- [EXERCISE OBJECTIVE]:
Extract word for word the lines of the listing from its start to the line holding "from math import pi", both ends kept; pictures are not part of the copy.

## start AVAILABLE DATA

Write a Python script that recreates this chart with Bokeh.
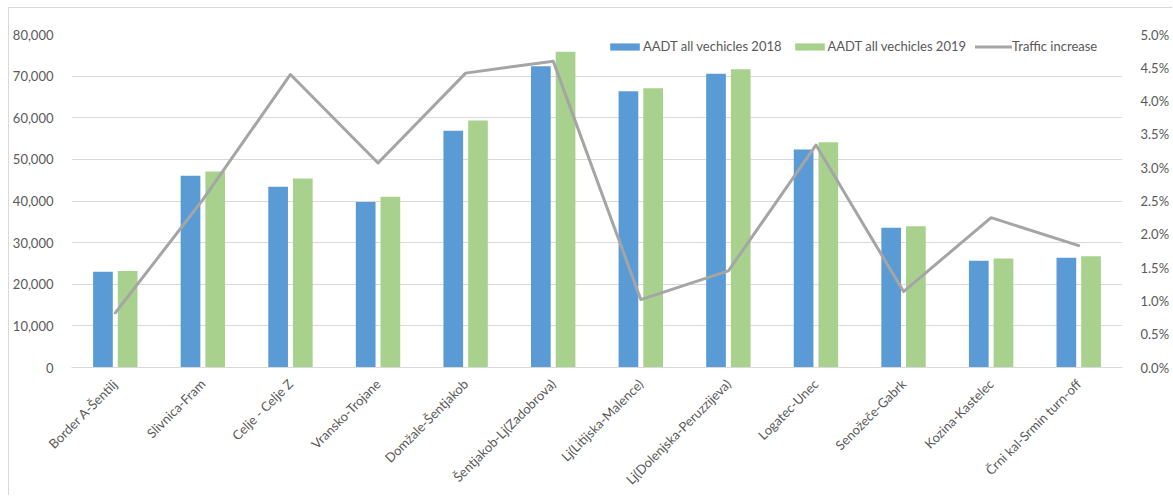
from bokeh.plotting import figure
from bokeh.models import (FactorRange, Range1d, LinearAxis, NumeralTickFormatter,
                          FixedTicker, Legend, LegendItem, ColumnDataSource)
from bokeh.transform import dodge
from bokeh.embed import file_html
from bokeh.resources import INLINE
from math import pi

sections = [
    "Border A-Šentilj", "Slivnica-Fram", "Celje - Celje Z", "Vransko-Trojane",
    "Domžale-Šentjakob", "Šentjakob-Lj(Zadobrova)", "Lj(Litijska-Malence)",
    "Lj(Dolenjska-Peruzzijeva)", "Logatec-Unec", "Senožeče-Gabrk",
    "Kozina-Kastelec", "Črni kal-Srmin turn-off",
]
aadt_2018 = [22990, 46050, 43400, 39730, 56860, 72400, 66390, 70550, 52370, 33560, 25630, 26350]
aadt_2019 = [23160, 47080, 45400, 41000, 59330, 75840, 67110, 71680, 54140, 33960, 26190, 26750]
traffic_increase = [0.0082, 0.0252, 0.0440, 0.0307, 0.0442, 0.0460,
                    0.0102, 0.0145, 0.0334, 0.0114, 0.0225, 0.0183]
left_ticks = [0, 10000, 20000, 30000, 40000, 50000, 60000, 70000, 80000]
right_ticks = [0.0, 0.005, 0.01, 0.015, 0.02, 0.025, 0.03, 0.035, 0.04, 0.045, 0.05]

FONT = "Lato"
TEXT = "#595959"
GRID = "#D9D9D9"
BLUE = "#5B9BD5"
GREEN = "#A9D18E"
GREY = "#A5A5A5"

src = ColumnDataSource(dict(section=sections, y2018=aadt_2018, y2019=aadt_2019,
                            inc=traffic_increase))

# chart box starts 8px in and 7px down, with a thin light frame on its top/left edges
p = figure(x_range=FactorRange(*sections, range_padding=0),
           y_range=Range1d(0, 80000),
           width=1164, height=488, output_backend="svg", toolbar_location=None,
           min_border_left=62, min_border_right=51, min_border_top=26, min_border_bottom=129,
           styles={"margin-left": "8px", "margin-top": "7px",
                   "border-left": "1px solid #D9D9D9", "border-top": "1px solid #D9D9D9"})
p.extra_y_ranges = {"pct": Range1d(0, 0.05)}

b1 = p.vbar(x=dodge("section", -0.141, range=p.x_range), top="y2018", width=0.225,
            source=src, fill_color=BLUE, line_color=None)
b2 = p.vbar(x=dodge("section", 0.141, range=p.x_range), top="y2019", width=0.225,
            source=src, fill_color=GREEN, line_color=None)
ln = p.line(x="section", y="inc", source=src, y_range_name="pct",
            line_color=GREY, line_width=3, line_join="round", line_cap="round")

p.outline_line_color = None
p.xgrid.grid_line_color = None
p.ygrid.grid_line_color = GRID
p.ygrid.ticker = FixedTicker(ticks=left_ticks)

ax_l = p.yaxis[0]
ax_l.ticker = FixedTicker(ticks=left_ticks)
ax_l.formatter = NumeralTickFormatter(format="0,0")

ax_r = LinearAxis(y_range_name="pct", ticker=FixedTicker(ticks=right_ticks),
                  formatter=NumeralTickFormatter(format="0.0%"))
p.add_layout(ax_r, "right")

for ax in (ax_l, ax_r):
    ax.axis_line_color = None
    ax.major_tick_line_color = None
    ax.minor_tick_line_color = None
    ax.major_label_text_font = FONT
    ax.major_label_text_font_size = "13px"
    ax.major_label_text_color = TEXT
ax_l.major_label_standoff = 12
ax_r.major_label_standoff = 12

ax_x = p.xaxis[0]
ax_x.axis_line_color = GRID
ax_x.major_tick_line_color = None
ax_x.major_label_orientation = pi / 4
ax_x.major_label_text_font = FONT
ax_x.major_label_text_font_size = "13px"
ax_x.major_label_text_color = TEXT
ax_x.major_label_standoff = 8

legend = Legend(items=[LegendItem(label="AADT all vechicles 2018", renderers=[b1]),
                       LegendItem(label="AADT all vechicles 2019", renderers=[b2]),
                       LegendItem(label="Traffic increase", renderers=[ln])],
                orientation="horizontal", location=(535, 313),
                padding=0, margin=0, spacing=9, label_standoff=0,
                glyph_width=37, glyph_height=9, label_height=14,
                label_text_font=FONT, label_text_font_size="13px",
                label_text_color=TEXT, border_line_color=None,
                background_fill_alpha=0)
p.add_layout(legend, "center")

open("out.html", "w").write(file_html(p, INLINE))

## end AVAILABLE DATA

- [WRITTEN ANSWER]:
Write a Python script that recreates this chart with Bokeh.
from bokeh.plotting import figure
from bokeh.models import (FactorRange, Range1d, LinearAxis, NumeralTickFormatter,
                          FixedTicker, Legend, LegendItem, ColumnDataSource)
from bokeh.transform import dodge
from bokeh.embed import file_html
from bokeh.resources import INLINE
from math import pi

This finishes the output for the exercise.